(To do): Output the full listing below exactly as it reads, and skip anything that is a picture.

┄┄┄┄┄┄

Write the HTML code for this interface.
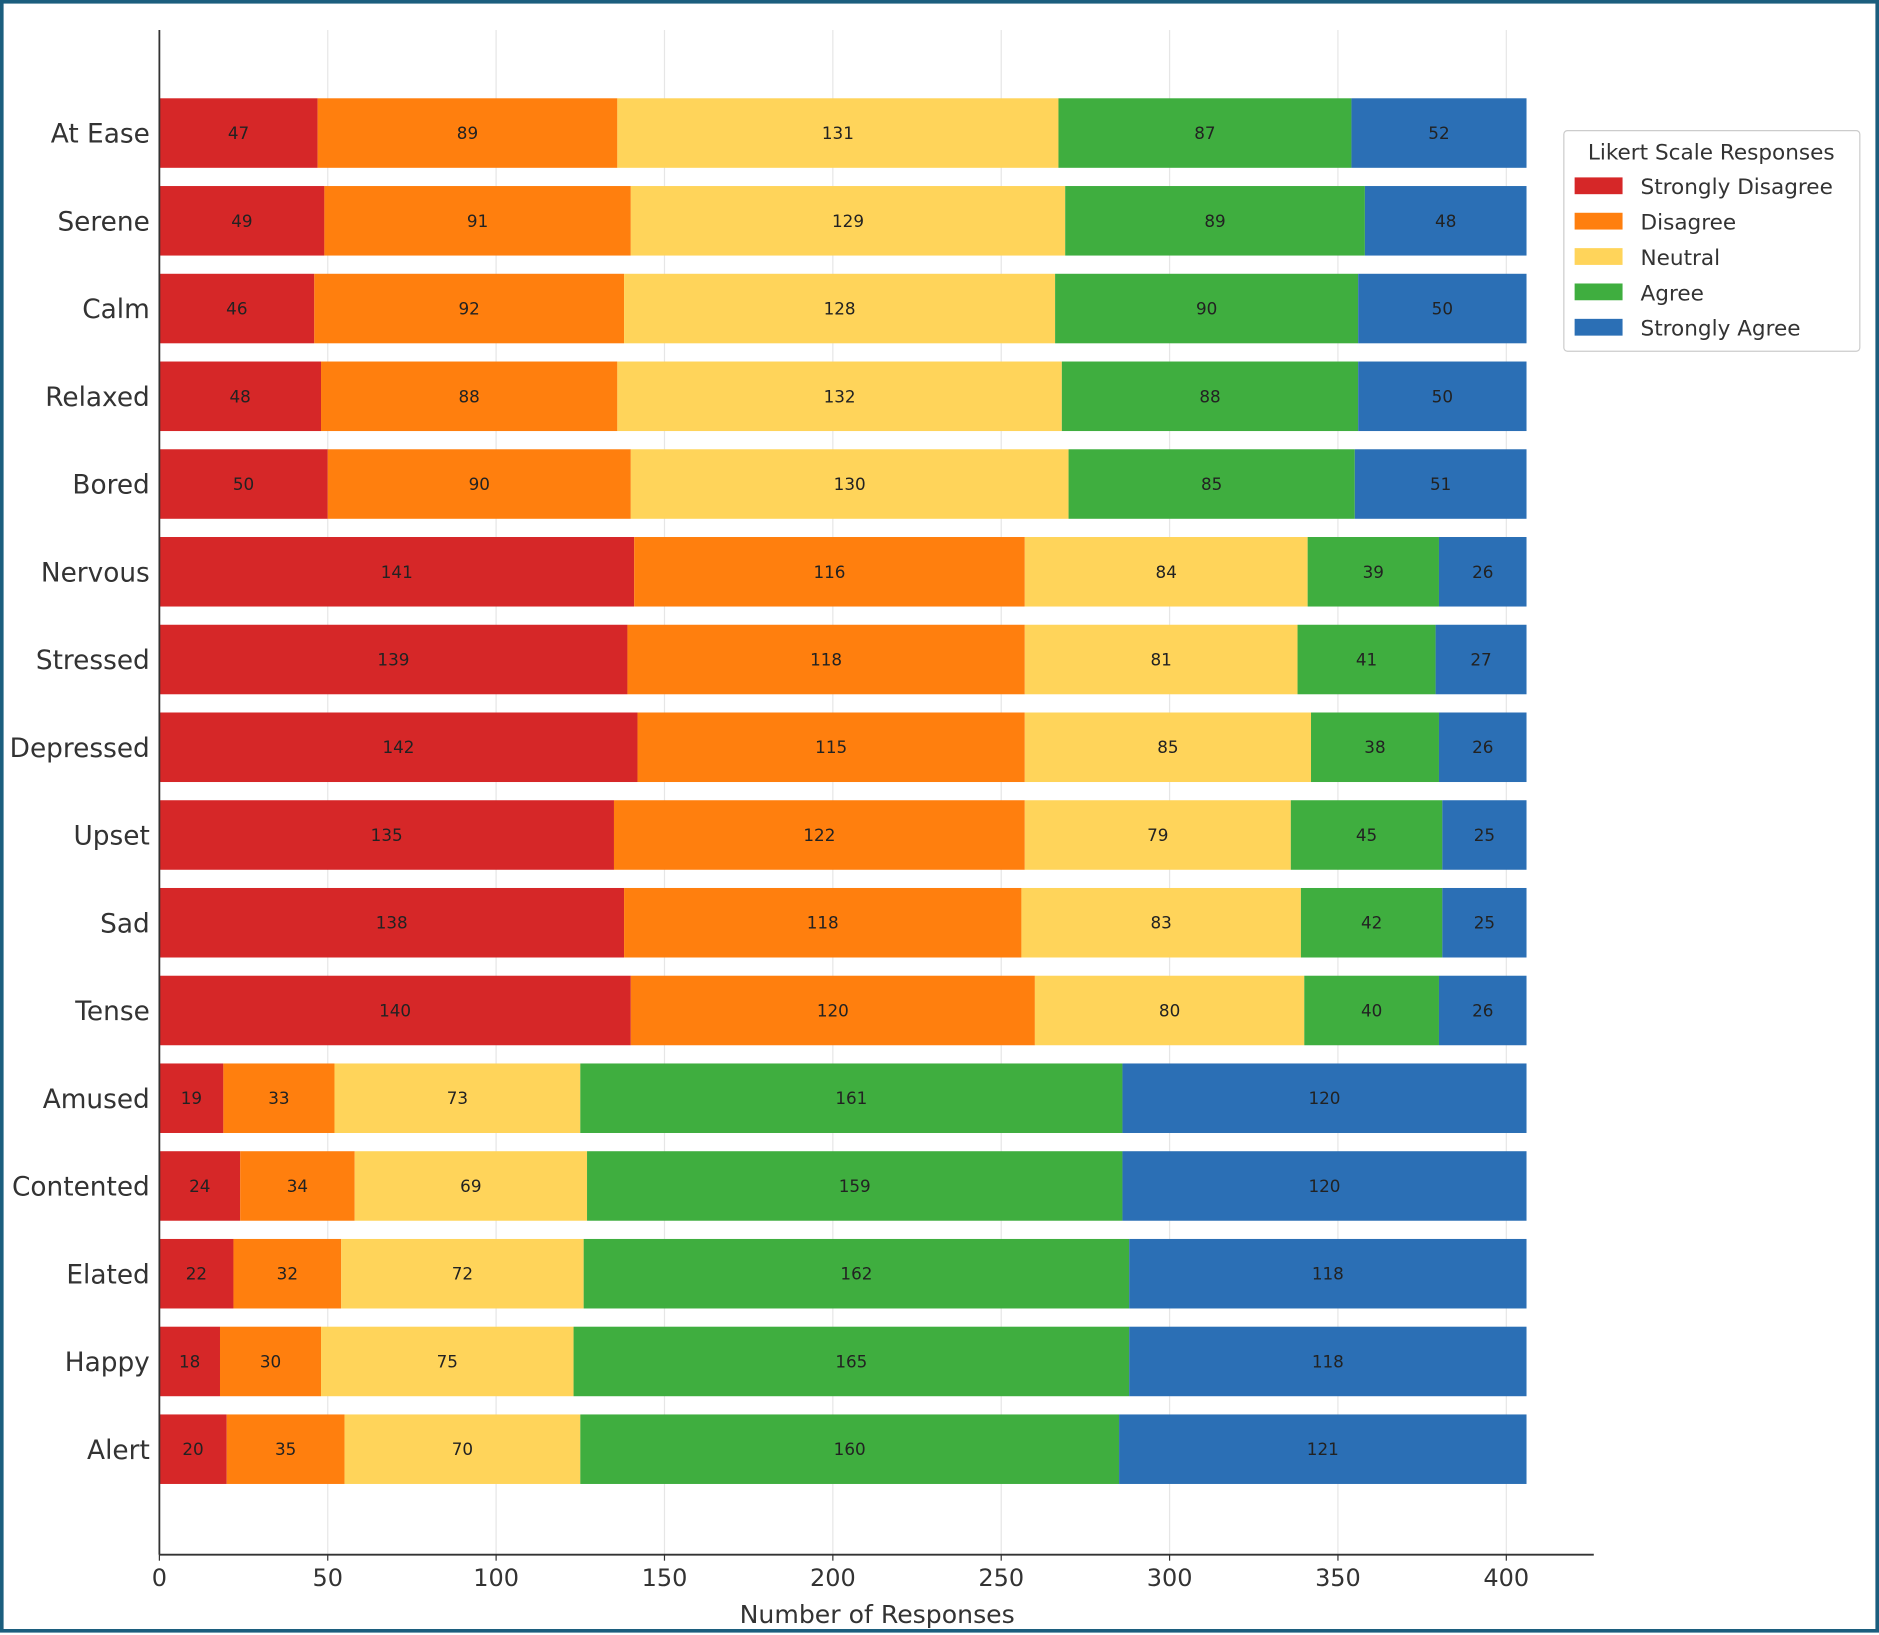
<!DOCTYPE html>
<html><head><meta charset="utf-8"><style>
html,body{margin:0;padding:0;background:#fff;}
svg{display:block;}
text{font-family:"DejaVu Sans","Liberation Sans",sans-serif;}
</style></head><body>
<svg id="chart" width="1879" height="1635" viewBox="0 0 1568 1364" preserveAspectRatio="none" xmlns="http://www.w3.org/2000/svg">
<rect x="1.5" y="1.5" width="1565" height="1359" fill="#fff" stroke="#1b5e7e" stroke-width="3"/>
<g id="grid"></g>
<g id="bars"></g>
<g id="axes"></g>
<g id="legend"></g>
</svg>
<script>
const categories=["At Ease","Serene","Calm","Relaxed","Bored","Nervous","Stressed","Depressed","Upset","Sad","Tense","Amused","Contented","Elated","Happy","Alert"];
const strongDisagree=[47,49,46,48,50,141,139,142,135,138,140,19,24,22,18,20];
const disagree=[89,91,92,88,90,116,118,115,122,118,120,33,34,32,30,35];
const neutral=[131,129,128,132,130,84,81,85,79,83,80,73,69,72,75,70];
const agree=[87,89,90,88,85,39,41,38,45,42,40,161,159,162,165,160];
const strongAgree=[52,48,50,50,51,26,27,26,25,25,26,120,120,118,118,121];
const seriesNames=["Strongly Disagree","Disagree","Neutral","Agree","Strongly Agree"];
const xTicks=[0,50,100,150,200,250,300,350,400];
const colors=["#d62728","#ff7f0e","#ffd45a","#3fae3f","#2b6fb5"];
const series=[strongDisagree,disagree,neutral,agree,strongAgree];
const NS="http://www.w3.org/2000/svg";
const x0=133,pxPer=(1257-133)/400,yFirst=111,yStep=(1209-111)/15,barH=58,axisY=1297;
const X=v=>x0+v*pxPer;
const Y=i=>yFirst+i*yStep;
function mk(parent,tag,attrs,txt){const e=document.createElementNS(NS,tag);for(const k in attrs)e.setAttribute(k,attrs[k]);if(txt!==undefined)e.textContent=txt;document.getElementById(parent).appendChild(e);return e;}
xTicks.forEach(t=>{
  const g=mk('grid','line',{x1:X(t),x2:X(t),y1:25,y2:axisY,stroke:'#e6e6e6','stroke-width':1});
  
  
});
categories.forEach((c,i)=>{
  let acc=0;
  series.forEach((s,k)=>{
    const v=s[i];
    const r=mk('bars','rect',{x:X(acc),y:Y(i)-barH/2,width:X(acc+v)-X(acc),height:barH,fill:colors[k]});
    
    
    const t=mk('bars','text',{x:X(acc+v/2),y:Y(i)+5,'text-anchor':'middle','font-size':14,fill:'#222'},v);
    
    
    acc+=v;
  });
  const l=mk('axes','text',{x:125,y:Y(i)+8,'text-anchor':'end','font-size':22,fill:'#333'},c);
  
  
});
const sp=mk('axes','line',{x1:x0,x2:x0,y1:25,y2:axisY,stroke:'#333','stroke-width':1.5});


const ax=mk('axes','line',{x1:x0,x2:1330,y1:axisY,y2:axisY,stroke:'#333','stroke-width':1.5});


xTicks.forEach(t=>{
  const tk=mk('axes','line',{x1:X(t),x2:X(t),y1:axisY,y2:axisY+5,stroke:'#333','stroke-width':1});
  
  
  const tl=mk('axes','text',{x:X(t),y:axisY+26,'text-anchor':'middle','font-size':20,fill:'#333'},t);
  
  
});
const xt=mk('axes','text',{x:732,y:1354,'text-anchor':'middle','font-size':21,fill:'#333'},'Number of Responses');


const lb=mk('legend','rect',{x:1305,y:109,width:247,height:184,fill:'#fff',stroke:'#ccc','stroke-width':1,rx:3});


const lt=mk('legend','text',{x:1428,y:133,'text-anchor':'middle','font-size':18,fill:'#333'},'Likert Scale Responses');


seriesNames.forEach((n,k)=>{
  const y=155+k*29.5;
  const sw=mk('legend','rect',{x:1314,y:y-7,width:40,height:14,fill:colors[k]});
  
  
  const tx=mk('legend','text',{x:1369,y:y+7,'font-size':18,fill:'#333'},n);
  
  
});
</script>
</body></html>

┄┄┄┄┄┄

(Finished exercise):
Write the HTML code for this interface.
<!DOCTYPE html>
<html><head><meta charset="utf-8"><style>
html,body{margin:0;padding:0;background:#fff;}
svg{display:block;}
text{font-family:"DejaVu Sans","Liberation Sans",sans-serif;}
</style></head><body>
<svg id="chart" width="1879" height="1635" viewBox="0 0 1568 1364" preserveAspectRatio="none" xmlns="http://www.w3.org/2000/svg">
<rect x="1.5" y="1.5" width="1565" height="1359" fill="#fff" stroke="#1b5e7e" stroke-width="3"/>
<g id="grid"></g>
<g id="bars"></g>
<g id="axes"></g>
<g id="legend"></g>
</svg>
<script>
const categories=["At Ease","Serene","Calm","Relaxed","Bored","Nervous","Stressed","Depressed","Upset","Sad","Tense","Amused","Contented","Elated","Happy","Alert"];
const strongDisagree=[47,49,46,48,50,141,139,142,135,138,140,19,24,22,18,20];
const disagree=[89,91,92,88,90,116,118,115,122,118,120,33,34,32,30,35];
const neutral=[131,129,128,132,130,84,81,85,79,83,80,73,69,72,75,70];
const agree=[87,89,90,88,85,39,41,38,45,42,40,161,159,162,165,160];
const strongAgree=[52,48,50,50,51,26,27,26,25,25,26,120,120,118,118,121];
const seriesNames=["Strongly Disagree","Disagree","Neutral","Agree","Strongly Agree"];
const xTicks=[0,50,100,150,200,250,300,350,400];
const colors=["#d62728","#ff7f0e","#ffd45a","#3fae3f","#2b6fb5"];
const series=[strongDisagree,disagree,neutral,agree,strongAgree];
const NS="http://www.w3.org/2000/svg";
const x0=133,pxPer=(1257-133)/400,yFirst=111,yStep=(1209-111)/15,barH=58,axisY=1297;
const X=v=>x0+v*pxPer;
const Y=i=>yFirst+i*yStep;
function mk(parent,tag,attrs,txt){const e=document.createElementNS(NS,tag);for(const k in attrs)e.setAttribute(k,attrs[k]);if(txt!==undefined)e.textContent=txt;document.getElementById(parent).appendChild(e);return e;}
xTicks.forEach(t=>{
  const g=mk('grid','line',{x1:X(t),x2:X(t),y1:25,y2:axisY,stroke:'#e6e6e6','stroke-width':1});
  
  
});
categories.forEach((c,i)=>{
  let acc=0;
  series.forEach((s,k)=>{
    const v=s[i];
    const r=mk('bars','rect',{x:X(acc),y:Y(i)-barH/2,width:X(acc+v)-X(acc),height:barH,fill:colors[k]});
    
    
    const t=mk('bars','text',{x:X(acc+v/2),y:Y(i)+5,'text-anchor':'middle','font-size':14,fill:'#222'},v);
    
    
    acc+=v;
  });
  const l=mk('axes','text',{x:125,y:Y(i)+8,'text-anchor':'end','font-size':22,fill:'#333'},c);
  
  
});
const sp=mk('axes','line',{x1:x0,x2:x0,y1:25,y2:axisY,stroke:'#333','stroke-width':1.5});


const ax=mk('axes','line',{x1:x0,x2:1330,y1:axisY,y2:axisY,stroke:'#333','stroke-width':1.5});


xTicks.forEach(t=>{
  const tk=mk('axes','line',{x1:X(t),x2:X(t),y1:axisY,y2:axisY+5,stroke:'#333','stroke-width':1});
  
  
  const tl=mk('axes','text',{x:X(t),y:axisY+26,'text-anchor':'middle','font-size':20,fill:'#333'},t);
  
  
});
const xt=mk('axes','text',{x:732,y:1354,'text-anchor':'middle','font-size':21,fill:'#333'},'Number of Responses');


const lb=mk('legend','rect',{x:1305,y:109,width:247,height:184,fill:'#fff',stroke:'#ccc','stroke-width':1,rx:3});


const lt=mk('legend','text',{x:1428,y:133,'text-anchor':'middle','font-size':18,fill:'#333'},'Likert Scale Responses');


seriesNames.forEach((n,k)=>{
  const y=155+k*29.5;
  const sw=mk('legend','rect',{x:1314,y:y-7,width:40,height:14,fill:colors[k]});
  
  
  const tx=mk('legend','text',{x:1369,y:y+7,'font-size':18,fill:'#333'},n);
  
  
});
</script>
</body></html>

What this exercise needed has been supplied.